» **Stated problem**: Would you transcribe the listing that follows, character for character, and omit its images?

» **Supplied data**:
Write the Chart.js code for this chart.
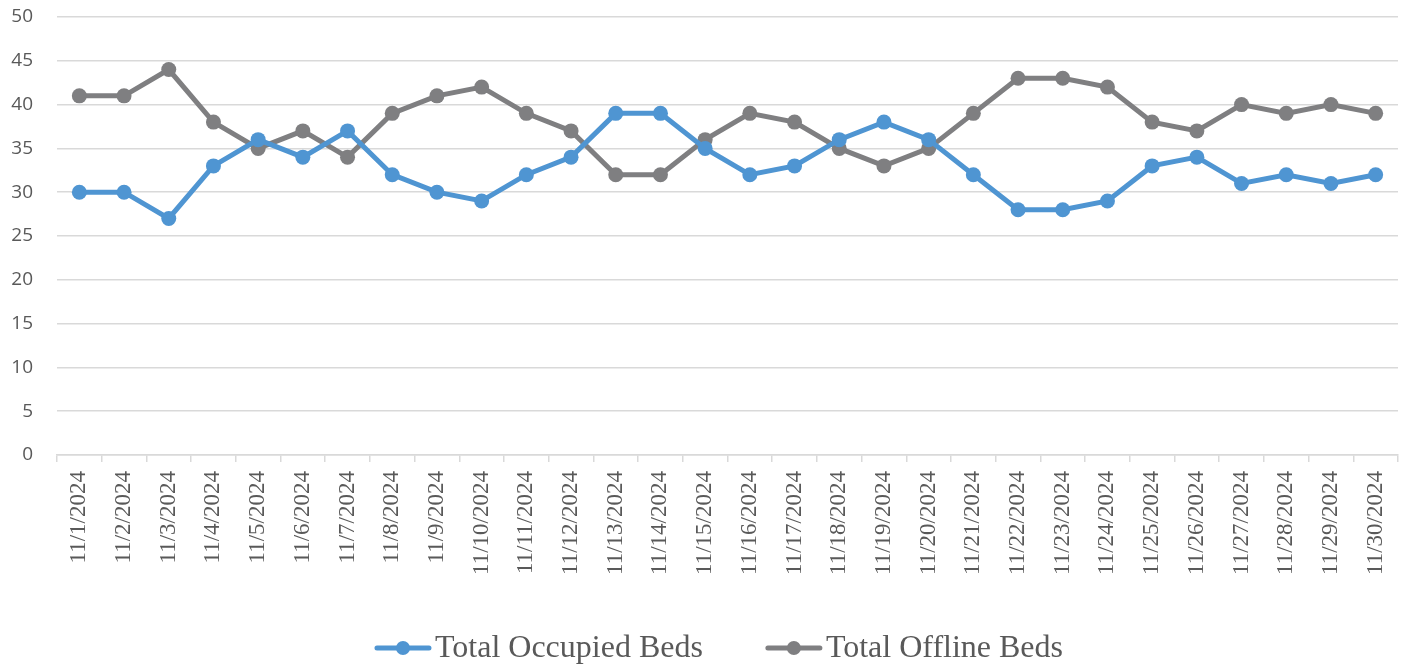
<!DOCTYPE html>
<html lang="en">
<head>
  <meta charset="UTF-8" />
  <title>Beds chart</title>
  <script src="https://cdn.jsdelivr.net/npm/chart.js@4.4.0/dist/chart.umd.min.js"></script>
  <style>
    html, body { margin: 0; padding: 0; background: #fff; }
    #wrap { width: 1408px; height: 668px; position: relative; }
  </style>
</head>
<body>
<div id="wrap"><canvas id="chart"></canvas></div>

<script>
const days = [
  '11/1/2024','11/2/2024','11/3/2024','11/4/2024','11/5/2024','11/6/2024','11/7/2024','11/8/2024',
  '11/9/2024','11/10/2024','11/11/2024','11/12/2024','11/13/2024','11/14/2024','11/15/2024','11/16/2024',
  '11/17/2024','11/18/2024','11/19/2024','11/20/2024','11/21/2024','11/22/2024','11/23/2024','11/24/2024',
  '11/25/2024','11/26/2024','11/27/2024','11/28/2024','11/29/2024','11/30/2024'
];
const occupiedBeds = [30,30,27,33,36,34,37,32,30,29,32,34,39,39,35,32,33,36,38,36,32,28,28,29,33,34,31,32,31,32];
const offlineBeds  = [41,41,44,38,35,37,34,39,41,42,39,37,32,32,36,39,38,35,33,35,39,43,43,42,38,37,40,39,40,39];
const yMin = 0, yMax = 50, yStep = 5;

const blue = '#4f95d2';
const grey = '#7f7f81';
const serif = '"Liberation Serif", "Times New Roman", serif';

// excel-style legend: line + dot, then the series name
const bottomLegend = {
  id: 'bottomLegend',
  afterDraw(chart) {
    const ctx = chart.ctx;
    const y = 648, lineW = 56, gapText = 4, gapItem = 63;
    ctx.save();
    ctx.font = '32px ' + serif;
    ctx.textBaseline = 'middle';
    const items = chart.data.datasets.map(ds => ({ ds, w: ctx.measureText(ds.label).width }));
    const total = items.reduce((s, it) => s + lineW + gapText + it.w, 0) + gapItem * (items.length - 1);
    let x = 719 - total / 2;
    items.forEach(({ ds, w }) => {
      ctx.strokeStyle = ds.borderColor;
      ctx.fillStyle = ds.borderColor;
      ctx.lineWidth = 5;
      ctx.lineCap = 'round';
      ctx.beginPath(); ctx.moveTo(x + 2, y); ctx.lineTo(x + lineW - 2, y); ctx.stroke();
      ctx.beginPath(); ctx.arc(x + lineW / 2, y, 7, 0, Math.PI * 2); ctx.fill();
      ctx.fillStyle = '#595959';
      ctx.fillText(ds.label, x + lineW + gapText, y + 1);
      x += lineW + gapText + w + gapItem;
    });
    ctx.restore();
  }
};

new Chart(document.getElementById('chart').getContext('2d'), {
  type: 'line',
  data: {
    labels: days,
    datasets: [
      { label: 'Total Occupied Beds', data: occupiedBeds, borderColor: blue, backgroundColor: blue,
        borderWidth: 5, pointRadius: 7.5, pointHoverRadius: 7.5, pointBorderWidth: 0, tension: 0 },
      { label: 'Total Offline Beds', data: offlineBeds, borderColor: grey, backgroundColor: grey,
        borderWidth: 5, pointRadius: 7.5, pointHoverRadius: 7.5, pointBorderWidth: 0, tension: 0 }
    ]
  },
  plugins: [bottomLegend],
  options: {
    responsive: true,
    maintainAspectRatio: false,
    animation: false,
    layout: { padding: { top: 17, right: 10, left: 0, bottom: 0 } },
    plugins: {
      tooltip: { enabled: false },
      legend: { display: false }
    },
    scales: {
      x: {
        offset: true,
        grid: { display: true, drawOnChartArea: false, drawTicks: true, tickLength: 7, color: '#d9d9d9', lineWidth: 1.5, offset: true },
        border: { display: true, color: '#d9d9d9', width: 1.5 },
        ticks: {
          color: '#595959',
          font: { family: serif, size: 23 },
          minRotation: 90, maxRotation: 90, autoSkip: false, padding: 9
        },
        afterFit: scale => { scale.height = 213; scale.paddingLeft = 0; scale.paddingRight = 0; }
      },
      y: {
        min: yMin, max: yMax,
        ticks: {
          stepSize: yStep,
          color: '#595959',
          font: { family: '"Open Sans", "Liberation Sans", sans-serif', size: 19 },
          padding: 24
        },
        grid: { color: '#d9d9d9', lineWidth: 1.5, drawTicks: false },
        border: { display: false },
        afterFit: scale => { scale.width = 57; scale.paddingTop = 0; scale.paddingBottom = 0; }
      }
    }
  }
});
</script>
</body>
</html>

» **Final result**:
Write the Chart.js code for this chart.
<!DOCTYPE html>
<html lang="en">
<head>
  <meta charset="UTF-8" />
  <title>Beds chart</title>
  <script src="https://cdn.jsdelivr.net/npm/chart.js@4.4.0/dist/chart.umd.min.js"></script>
  <style>
    html, body { margin: 0; padding: 0; background: #fff; }
    #wrap { width: 1408px; height: 668px; position: relative; }
  </style>
</head>
<body>
<div id="wrap"><canvas id="chart"></canvas></div>

<script>
const days = [
  '11/1/2024','11/2/2024','11/3/2024','11/4/2024','11/5/2024','11/6/2024','11/7/2024','11/8/2024',
  '11/9/2024','11/10/2024','11/11/2024','11/12/2024','11/13/2024','11/14/2024','11/15/2024','11/16/2024',
  '11/17/2024','11/18/2024','11/19/2024','11/20/2024','11/21/2024','11/22/2024','11/23/2024','11/24/2024',
  '11/25/2024','11/26/2024','11/27/2024','11/28/2024','11/29/2024','11/30/2024'
];
const occupiedBeds = [30,30,27,33,36,34,37,32,30,29,32,34,39,39,35,32,33,36,38,36,32,28,28,29,33,34,31,32,31,32];
const offlineBeds  = [41,41,44,38,35,37,34,39,41,42,39,37,32,32,36,39,38,35,33,35,39,43,43,42,38,37,40,39,40,39];
const yMin = 0, yMax = 50, yStep = 5;

const blue = '#4f95d2';
const grey = '#7f7f81';
const serif = '"Liberation Serif", "Times New Roman", serif';

// excel-style legend: line + dot, then the series name
const bottomLegend = {
  id: 'bottomLegend',
  afterDraw(chart) {
    const ctx = chart.ctx;
    const y = 648, lineW = 56, gapText = 4, gapItem = 63;
    ctx.save();
    ctx.font = '32px ' + serif;
    ctx.textBaseline = 'middle';
    const items = chart.data.datasets.map(ds => ({ ds, w: ctx.measureText(ds.label).width }));
    const total = items.reduce((s, it) => s + lineW + gapText + it.w, 0) + gapItem * (items.length - 1);
    let x = 719 - total / 2;
    items.forEach(({ ds, w }) => {
      ctx.strokeStyle = ds.borderColor;
      ctx.fillStyle = ds.borderColor;
      ctx.lineWidth = 5;
      ctx.lineCap = 'round';
      ctx.beginPath(); ctx.moveTo(x + 2, y); ctx.lineTo(x + lineW - 2, y); ctx.stroke();
      ctx.beginPath(); ctx.arc(x + lineW / 2, y, 7, 0, Math.PI * 2); ctx.fill();
      ctx.fillStyle = '#595959';
      ctx.fillText(ds.label, x + lineW + gapText, y + 1);
      x += lineW + gapText + w + gapItem;
    });
    ctx.restore();
  }
};

new Chart(document.getElementById('chart').getContext('2d'), {
  type: 'line',
  data: {
    labels: days,
    datasets: [
      { label: 'Total Occupied Beds', data: occupiedBeds, borderColor: blue, backgroundColor: blue,
        borderWidth: 5, pointRadius: 7.5, pointHoverRadius: 7.5, pointBorderWidth: 0, tension: 0 },
      { label: 'Total Offline Beds', data: offlineBeds, borderColor: grey, backgroundColor: grey,
        borderWidth: 5, pointRadius: 7.5, pointHoverRadius: 7.5, pointBorderWidth: 0, tension: 0 }
    ]
  },
  plugins: [bottomLegend],
  options: {
    responsive: true,
    maintainAspectRatio: false,
    animation: false,
    layout: { padding: { top: 17, right: 10, left: 0, bottom: 0 } },
    plugins: {
      tooltip: { enabled: false },
      legend: { display: false }
    },
    scales: {
      x: {
        offset: true,
        grid: { display: true, drawOnChartArea: false, drawTicks: true, tickLength: 7, color: '#d9d9d9', lineWidth: 1.5, offset: true },
        border: { display: true, color: '#d9d9d9', width: 1.5 },
        ticks: {
          color: '#595959',
          font: { family: serif, size: 23 },
          minRotation: 90, maxRotation: 90, autoSkip: false, padding: 9
        },
        afterFit: scale => { scale.height = 213; scale.paddingLeft = 0; scale.paddingRight = 0; }
      },
      y: {
        min: yMin, max: yMax,
        ticks: {
          stepSize: yStep,
          color: '#595959',
          font: { family: '"Open Sans", "Liberation Sans", sans-serif', size: 19 },
          padding: 24
        },
        grid: { color: '#d9d9d9', lineWidth: 1.5, drawTicks: false },
        border: { display: false },
        afterFit: scale => { scale.width = 57; scale.paddingTop = 0; scale.paddingBottom = 0; }
      }
    }
  }
});
</script>
</body>
</html>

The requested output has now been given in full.